[FFmpeg-devel] [PATCH] Fix ff_imdct_calc_sse() on gcc-4.6.

Sun Jan 30 11:23:21 CET 2011

On Jan 30, 2011, at 5:13 AM, Reimar D?ffinger wrote:

> On Sun, Jan 30, 2011 at 01:22:05AM -0800, Alex Converse wrote:
>> On Sun, Jan 30, 2011 at 1:08 AM, Alex Converse <alex.converse at gmail.com> wrote:
>>> 
>>> Gcc 4.6 only preserves the first value when using a vector with an "m"
>>> constraint.
>>> ---
>>>  libavcodec/x86/fft_sse.c |    4 ++--
>>>  1 files changed, 2 insertions(+), 2 deletions(-)
>>> 
>>> 
>> 
>> oops this generates an extra indirection. Those of you who like to
>> defend inline asm, please step up and make some suggestions.
> 
> Use what would be your _only_ option (conceptually, not in implementation
> of course) if you didn't use inline asm:
> MANGLE and change DECLARE_ALIGNED to DECLARE_ASM_CONST
> There's also the option of a gcc bug report, I have some doubts that is
> a valid optimization (though there are constraints to make gcc load
> directly into a xmm register, but both that and the current code have
> needlessly unpredictable performance).

It is a valid optimization. (*m1m1m1m1) has type int and accesses the first element of the array only, so the rest is unused and can be removed.
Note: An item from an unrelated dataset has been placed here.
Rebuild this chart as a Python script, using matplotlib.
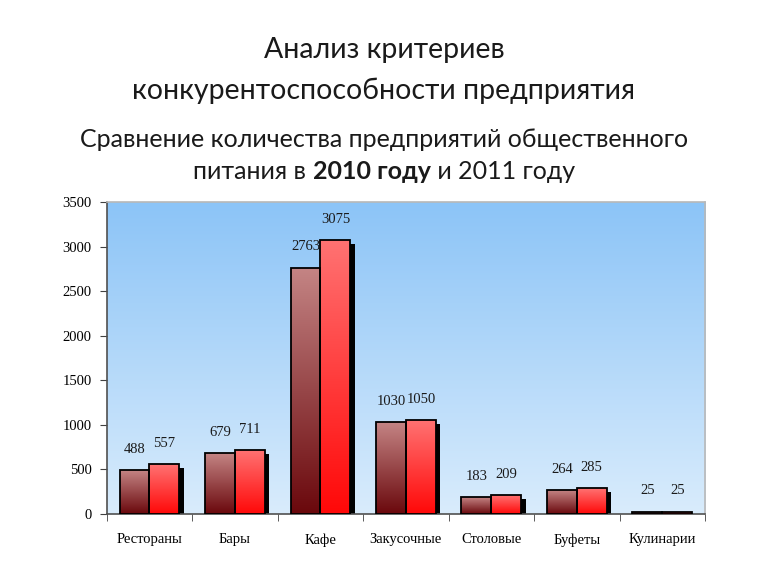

Adding __attribute__((used)) will not stop gcc from trying to do this.
The proper fix is to declare it as a SSE vector, since it is one, either by using the intrinsic headers or direct gcc-isms:

typedef int i4 __attribute__((vector_size(16)));
i4 m1m1m1m1 = (i4){ 1 << 31, 1 << 31, 1 << 31, 1 << 31 };

Using MANGLE will of course fix it too.

BTW, I noticed the bgr24ToUV_mmx template in swscale has the same bug with its use of ff_bgr24toUV.